##### STORED DATA #####

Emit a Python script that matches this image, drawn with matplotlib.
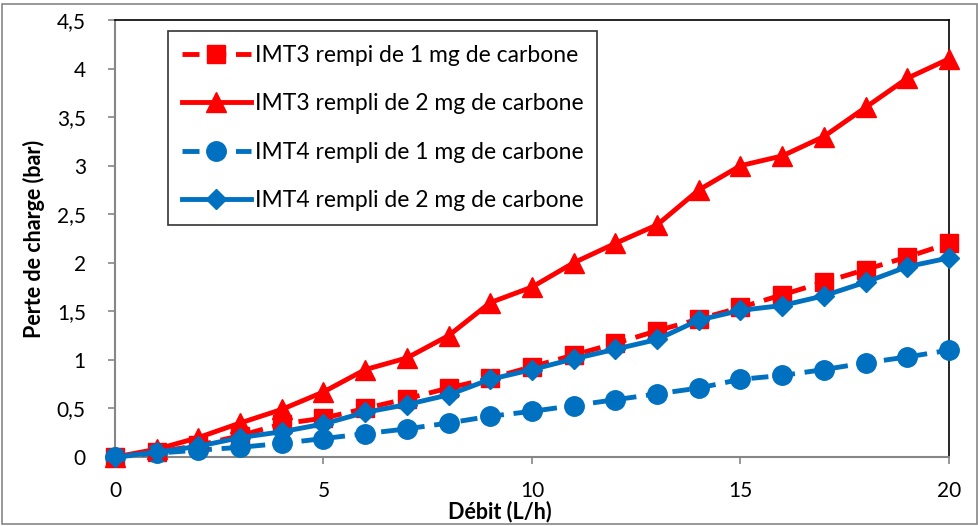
import matplotlib
matplotlib.use("Agg")
import matplotlib.pyplot as plt
from matplotlib.patches import Rectangle

debit = list(range(0, 21))
imt3_1mg = [0, 0.05, 0.12, 0.22, 0.34, 0.40, 0.50, 0.60, 0.71, 0.81, 0.93,
            1.05, 1.17, 1.30, 1.42, 1.54, 1.67, 1.80, 1.93, 2.06, 2.20]
imt3_2mg = [0, 0.08, 0.20, 0.35, 0.49, 0.67, 0.90, 1.02, 1.25, 1.59, 1.75,
            2.00, 2.20, 2.39, 2.75, 3.00, 3.10, 3.30, 3.60, 3.90, 4.10]
imt4_1mg = [0, 0.04, 0.07, 0.10, 0.14, 0.19, 0.24, 0.29, 0.35, 0.42, 0.47,
            0.53, 0.59, 0.65, 0.71, 0.80, 0.84, 0.90, 0.97, 1.03, 1.10]
imt4_2mg = [0, 0.05, 0.11, 0.20, 0.26, 0.34, 0.46, 0.54, 0.64, 0.80, 0.90,
            1.01, 1.11, 1.21, 1.41, 1.51, 1.56, 1.66, 1.80, 1.96, 2.05]
labels = ["IMT3 rempi de 1 mg de carbone", "IMT3 rempli de 2 mg de carbone",
          "IMT4 rempli de 1 mg de carbone", "IMT4 rempli de 2 mg de carbone"]
yticks = [0, 0.5, 1, 1.5, 2, 2.5, 3, 3.5, 4, 4.5]
ytick_labels = ["0", "0,5", "1", "1,5", "2", "2,5", "3", "3,5", "4", "4,5"]
xticks = [0, 5, 10, 15, 20]

plt.rcParams['font.family'] = ['Lato', 'DejaVu Sans']
red = '#FF0000'
blue = '#0070C0'

fig = plt.figure(figsize=(9.79, 5.26), dpi=100)
ax = fig.add_axes([115/979, 69/526, (949-115)/979, (457-20)/526])

ax.plot(debit, imt3_1mg, color=red, lw=3.5, ls=(0, (3.5, 2)), marker='s', ms=13,
        label=labels[0], zorder=3)
ax.plot(debit, imt3_2mg, color=red, lw=3.5, ls='-', marker='^', ms=14,
        label=labels[1], zorder=4)
ax.plot(debit, imt4_1mg, color=blue, lw=3.5, ls=(0, (3.5, 2)), marker='o', ms=14,
        label=labels[2], zorder=3)
ax.plot(debit, imt4_2mg, color=blue, lw=3.5, ls='-', marker='D', ms=10,
        label=labels[3], zorder=5)

ax.set_xlim(0, 20)
ax.set_ylim(0, 4.5)
ax.set_xticks(xticks)
ax.set_xticklabels([str(t) for t in xticks])
ax.set_yticks(yticks)
ax.set_yticklabels(ytick_labels)
ax.tick_params(axis='both', direction='out', length=5, width=1.2, color='#868686',
               labelsize=15)
ax.tick_params(axis='x', pad=12)
ax.tick_params(axis='y', pad=16)
for s in ['left', 'bottom']:
    ax.spines[s].set_color('#868686')
    ax.spines[s].set_linewidth(1.5)
for s in ['top', 'right']:
    ax.spines[s].set_color('black')
    ax.spines[s].set_linewidth(1.2)
for m in ax.lines:
    m.set_clip_on(False)

ax.set_xlabel('Débit (L/h)', fontsize=15.5, fontweight='bold')
ax.xaxis.set_label_coords((500-115)/834, -(512-457)/437, transform=ax.transAxes)
ax.xaxis.label.set_va('center')
ax.set_ylabel('Perte de charge (bar)', fontsize=15.5, fontweight='bold')
ax.yaxis.set_label_coords(-(115-34)/834, 0.5, transform=ax.transAxes)
ax.yaxis.label.set_va('center')

leg = ax.legend(loc='upper left', bbox_to_anchor=(168/979, 1 - 31/526),
                bbox_transform=fig.transFigure, fontsize=16.5, frameon=True,
                fancybox=False, edgecolor='black', borderaxespad=0,
                handlelength=3.0, labelspacing=1.2, borderpad=0.6,
                handletextpad=0.2)
leg.get_frame().set_linewidth(1.2)

fig.patches.append(Rectangle((2/979, 2/526), 1 - 4/979, 1 - 6/526,
                             transform=fig.transFigure, fill=False,
                             edgecolor='#868686', lw=1.2))

fig.savefig('out.png', dpi=100)
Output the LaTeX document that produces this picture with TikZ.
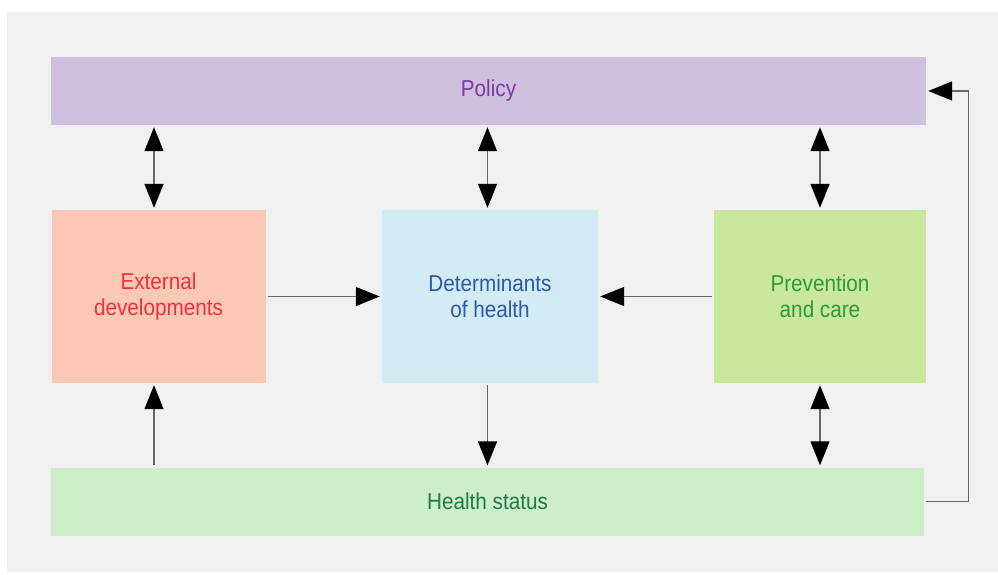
\documentclass[tikz,border=0pt]{standalone}
\usepackage{fontspec}
\setmainfont{Liberation Sans}[FakeStretch=0.9]
\usetikzlibrary{arrows.meta}
\definecolor{bgGrey}{HTML}{F0F0F0}
\definecolor{policyFill}{HTML}{CFC0E0}
\definecolor{externFill}{HTML}{FDC9B6}
\definecolor{determFill}{HTML}{D3EBF4}
\definecolor{preventFill}{HTML}{C9E89C}
\definecolor{healthFill}{HTML}{CDEEC9}
\definecolor{policyText}{HTML}{7A3A9E}
\definecolor{externText}{HTML}{F2303C}
\definecolor{determText}{HTML}{2A5AA8}
\definecolor{preventText}{HTML}{2E9A3C}
\definecolor{healthText}{HTML}{1F7A4A}
\begin{document}
\begin{tikzpicture}[x=1pt,y=-1pt]
	\tikzstyle{every node} = [font=\fontsize{23}{26}\selectfont, align=center, inner sep=0pt];
	\tikzstyle{bar} = [minimum height=68pt];
	\tikzstyle{box} = [minimum width=214pt, minimum height=173pt];
	\tikzstyle{link} = [draw=black!60, line width=1.4pt, -{Triangle[width=19pt,length=24pt,black]}, shorten >=2pt, shorten <=2pt];
	\tikzstyle{both} = [link, {Triangle[width=19pt,length=24pt,black]}-{Triangle[width=19pt,length=24pt,black]}];
	\useasboundingbox (0,0) rectangle (998,574);
	\fill[white] (0,0) rectangle (998,574);
	\fill[bgGrey] (7,12) rectangle (998,572);
	% top and bottom bars
	\node[bar, fill=policyFill, text=policyText, minimum width=875pt] (policy) at (488.5,91) {Policy};
	\node[bar, fill=healthFill, text=healthText, minimum width=873pt] (health) at (487.5,501.5) {Health status};
	% middle row
	\node[box, fill=externFill, text=externText] (extern) at (158.5,296.5) {External\\developments};
	\node[box, fill=determFill, text=determText, minimum width=216pt] (determ) at (490,296.5) {Determinants\\of health};
	\node[box, fill=preventFill, text=preventText, minimum width=212pt] (prevent) at (820,296.5) {Prevention\\and care};
	\coordinate (extcol) at ([xshift=-4.5pt]extern.north);
	% arrows
	\draw[both] (extcol |- policy.south) -- (extcol);
	\draw[both] (health.north |- policy.south) -- (health.north |- determ.north);
	\draw[both] (prevent.north |- policy.south) -- (prevent.north);
	\draw[link] (extern.east) -- (determ.west);
	\draw[link] (prevent.west) -- (determ.east);
	\draw[link] (health.north |- determ.south) -- (health.north);
	\draw[both] (prevent.south) -- (prevent.south |- health.north);
	\draw[link] (extcol |- health.north) -- (extcol |- extern.south);
	\draw[link] (health.east) -- ++(44,0) |- (policy.east);
\end{tikzpicture}
\end{document}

#####

REQUEST:
Write the records out again in full, exactly, and skip every picture.

ANSWER BELOW:
Emit a Python script that matches this image, drawn with matplotlib.
import matplotlib
matplotlib.use("Agg")
import matplotlib.pyplot as plt
from matplotlib.patches import Rectangle

debit = list(range(0, 21))
imt3_1mg = [0, 0.05, 0.12, 0.22, 0.34, 0.40, 0.50, 0.60, 0.71, 0.81, 0.93,
            1.05, 1.17, 1.30, 1.42, 1.54, 1.67, 1.80, 1.93, 2.06, 2.20]
imt3_2mg = [0, 0.08, 0.20, 0.35, 0.49, 0.67, 0.90, 1.02, 1.25, 1.59, 1.75,
            2.00, 2.20, 2.39, 2.75, 3.00, 3.10, 3.30, 3.60, 3.90, 4.10]
imt4_1mg = [0, 0.04, 0.07, 0.10, 0.14, 0.19, 0.24, 0.29, 0.35, 0.42, 0.47,
            0.53, 0.59, 0.65, 0.71, 0.80, 0.84, 0.90, 0.97, 1.03, 1.10]
imt4_2mg = [0, 0.05, 0.11, 0.20, 0.26, 0.34, 0.46, 0.54, 0.64, 0.80, 0.90,
            1.01, 1.11, 1.21, 1.41, 1.51, 1.56, 1.66, 1.80, 1.96, 2.05]
labels = ["IMT3 rempi de 1 mg de carbone", "IMT3 rempli de 2 mg de carbone",
          "IMT4 rempli de 1 mg de carbone", "IMT4 rempli de 2 mg de carbone"]
yticks = [0, 0.5, 1, 1.5, 2, 2.5, 3, 3.5, 4, 4.5]
ytick_labels = ["0", "0,5", "1", "1,5", "2", "2,5", "3", "3,5", "4", "4,5"]
xticks = [0, 5, 10, 15, 20]

plt.rcParams['font.family'] = ['Lato', 'DejaVu Sans']
red = '#FF0000'
blue = '#0070C0'

fig = plt.figure(figsize=(9.79, 5.26), dpi=100)
ax = fig.add_axes([115/979, 69/526, (949-115)/979, (457-20)/526])

ax.plot(debit, imt3_1mg, color=red, lw=3.5, ls=(0, (3.5, 2)), marker='s', ms=13,
        label=labels[0], zorder=3)
ax.plot(debit, imt3_2mg, color=red, lw=3.5, ls='-', marker='^', ms=14,
        label=labels[1], zorder=4)
ax.plot(debit, imt4_1mg, color=blue, lw=3.5, ls=(0, (3.5, 2)), marker='o', ms=14,
        label=labels[2], zorder=3)
ax.plot(debit, imt4_2mg, color=blue, lw=3.5, ls='-', marker='D', ms=10,
        label=labels[3], zorder=5)

ax.set_xlim(0, 20)
ax.set_ylim(0, 4.5)
ax.set_xticks(xticks)
ax.set_xticklabels([str(t) for t in xticks])
ax.set_yticks(yticks)
ax.set_yticklabels(ytick_labels)
ax.tick_params(axis='both', direction='out', length=5, width=1.2, color='#868686',
               labelsize=15)
ax.tick_params(axis='x', pad=12)
ax.tick_params(axis='y', pad=16)
for s in ['left', 'bottom']:
    ax.spines[s].set_color('#868686')
    ax.spines[s].set_linewidth(1.5)
for s in ['top', 'right']:
    ax.spines[s].set_color('black')
    ax.spines[s].set_linewidth(1.2)
for m in ax.lines:
    m.set_clip_on(False)

ax.set_xlabel('Débit (L/h)', fontsize=15.5, fontweight='bold')
ax.xaxis.set_label_coords((500-115)/834, -(512-457)/437, transform=ax.transAxes)
ax.xaxis.label.set_va('center')
ax.set_ylabel('Perte de charge (bar)', fontsize=15.5, fontweight='bold')
ax.yaxis.set_label_coords(-(115-34)/834, 0.5, transform=ax.transAxes)
ax.yaxis.label.set_va('center')

leg = ax.legend(loc='upper left', bbox_to_anchor=(168/979, 1 - 31/526),
                bbox_transform=fig.transFigure, fontsize=16.5, frameon=True,
                fancybox=False, edgecolor='black', borderaxespad=0,
                handlelength=3.0, labelspacing=1.2, borderpad=0.6,
                handletextpad=0.2)
leg.get_frame().set_linewidth(1.2)

fig.patches.append(Rectangle((2/979, 2/526), 1 - 4/979, 1 - 6/526,
                             transform=fig.transFigure, fill=False,
                             edgecolor='#868686', lw=1.2))

fig.savefig('out.png', dpi=100)
Output the LaTeX document that produces this picture with TikZ.
\documentclass[tikz,border=0pt]{standalone}
\usepackage{fontspec}
\setmainfont{Liberation Sans}[FakeStretch=0.9]
\usetikzlibrary{arrows.meta}
\definecolor{bgGrey}{HTML}{F0F0F0}
\definecolor{policyFill}{HTML}{CFC0E0}
\definecolor{externFill}{HTML}{FDC9B6}
\definecolor{determFill}{HTML}{D3EBF4}
\definecolor{preventFill}{HTML}{C9E89C}
\definecolor{healthFill}{HTML}{CDEEC9}
\definecolor{policyText}{HTML}{7A3A9E}
\definecolor{externText}{HTML}{F2303C}
\definecolor{determText}{HTML}{2A5AA8}
\definecolor{preventText}{HTML}{2E9A3C}
\definecolor{healthText}{HTML}{1F7A4A}
\begin{document}
\begin{tikzpicture}[x=1pt,y=-1pt]
	\tikzstyle{every node} = [font=\fontsize{23}{26}\selectfont, align=center, inner sep=0pt];
	\tikzstyle{bar} = [minimum height=68pt];
	\tikzstyle{box} = [minimum width=214pt, minimum height=173pt];
	\tikzstyle{link} = [draw=black!60, line width=1.4pt, -{Triangle[width=19pt,length=24pt,black]}, shorten >=2pt, shorten <=2pt];
	\tikzstyle{both} = [link, {Triangle[width=19pt,length=24pt,black]}-{Triangle[width=19pt,length=24pt,black]}];
	\useasboundingbox (0,0) rectangle (998,574);
	\fill[white] (0,0) rectangle (998,574);
	\fill[bgGrey] (7,12) rectangle (998,572);
	% top and bottom bars
	\node[bar, fill=policyFill, text=policyText, minimum width=875pt] (policy) at (488.5,91) {Policy};
	\node[bar, fill=healthFill, text=healthText, minimum width=873pt] (health) at (487.5,501.5) {Health status};
	% middle row
	\node[box, fill=externFill, text=externText] (extern) at (158.5,296.5) {External\\developments};
	\node[box, fill=determFill, text=determText, minimum width=216pt] (determ) at (490,296.5) {Determinants\\of health};
	\node[box, fill=preventFill, text=preventText, minimum width=212pt] (prevent) at (820,296.5) {Prevention\\and care};
	\coordinate (extcol) at ([xshift=-4.5pt]extern.north);
	% arrows
	\draw[both] (extcol |- policy.south) -- (extcol);
	\draw[both] (health.north |- policy.south) -- (health.north |- determ.north);
	\draw[both] (prevent.north |- policy.south) -- (prevent.north);
	\draw[link] (extern.east) -- (determ.west);
	\draw[link] (prevent.west) -- (determ.east);
	\draw[link] (health.north |- determ.south) -- (health.north);
	\draw[both] (prevent.south) -- (prevent.south |- health.north);
	\draw[link] (extcol |- health.north) -- (extcol |- extern.south);
	\draw[link] (health.east) -- ++(44,0) |- (policy.east);
\end{tikzpicture}
\end{document}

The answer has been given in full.